FIU Engineering Professor advances retinal implant that could restore sight for the blind

A retinal implant that could restore sight to those who lost their sight due to disease and old age.  Amazing!

The line that caught my attention, though, was this one:

“Hopefully, when these devices are available for FDA approved use, total loss of eye sight from macular degeneration or retinitis pigmentosa will be a thing of the past within 10 to 15 years.”

I believe the biggest impediment to my future cyborg self, and human immortality in general, is that technology advances very quickly, but approval of devices for use on humans takes a long time.

Think about cell phones.  15 years ago they were bricks that made calls and maybe sent texts (for which you paid by the text).  Now they are mini computers that surf the web, record and send videos, and can store more data than my first computer!

The approval process for a device implanted on or in a person can take years.  Check out this article about bionic body parts.  Again the time delay is the thing:

While Vawter can’t bring his bionic leg home just yet, Simon and her colleagues hope to roll it out for home trials in about five years. Devices that rely on brain implants will take longer, possibly a decade or more, experts say. But who knows?
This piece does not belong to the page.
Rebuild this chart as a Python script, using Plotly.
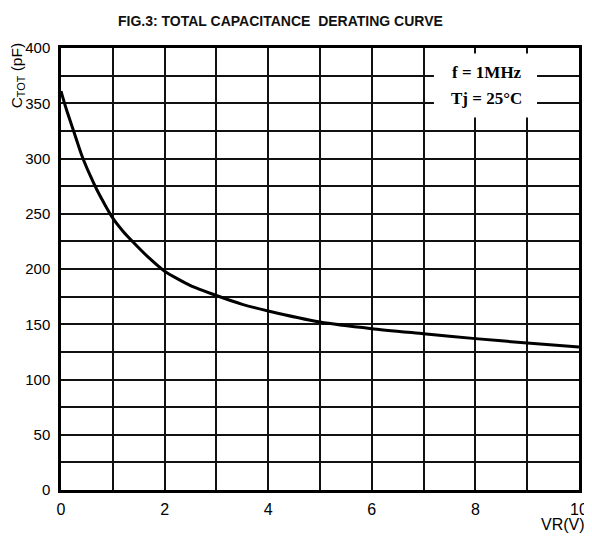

If January’s clinical trial for CNEP’s prosthetic sleeve proves successful, things “can move really quickly,” Ganguly said.

Five years is a long time in technology.  Most people don’t even own the same car for five years.  By the time the bionic leg is approved, it would normally be obsolete.  But it won’t, because you can’t make advances until it’s live.  So while a normal device would go through multiple generations over 15 years (still using the 400 MHz Pentium II processor with a 4GB harddrive?), and software might go through 6-7 generations (are you still running Windows 98?) in 15 years, the bionic leg controlled by your brain will barely be going into beta.

I do know that the FDA has tried to create an “innovation pathway”, and they’re riding a tough line between medical advances and safety.  They’re blamed for not approving enough items, then also blamed when something they approved ends up not being safe.  I’m glad I don’t have that job.

But with technology advancing as fast as it does, how do we help move things along at a more rapid pace, while also keeping people safe?

I wish I had the answer to that, but I don’t.  I just know that I’m looking forward to 2045 when I’ll be turning 68.  Just a year older than this guy is now.

This is seriously the only reason I work out.

Or the same age as Tom Selleck and Steve Martin are right now.  Not a bad age to move into the new body.  Especially since I’d be entering retirement (if I’m lucky).  68, the perfect time to take up free running with my new bionic limbs.

Anyway, if you read my last post you probably know that I want to achieve immortality to read more books.   True story.

What do you think about humanity being able to choose immortality?  Would you want to live forever?  A couple hundred years even?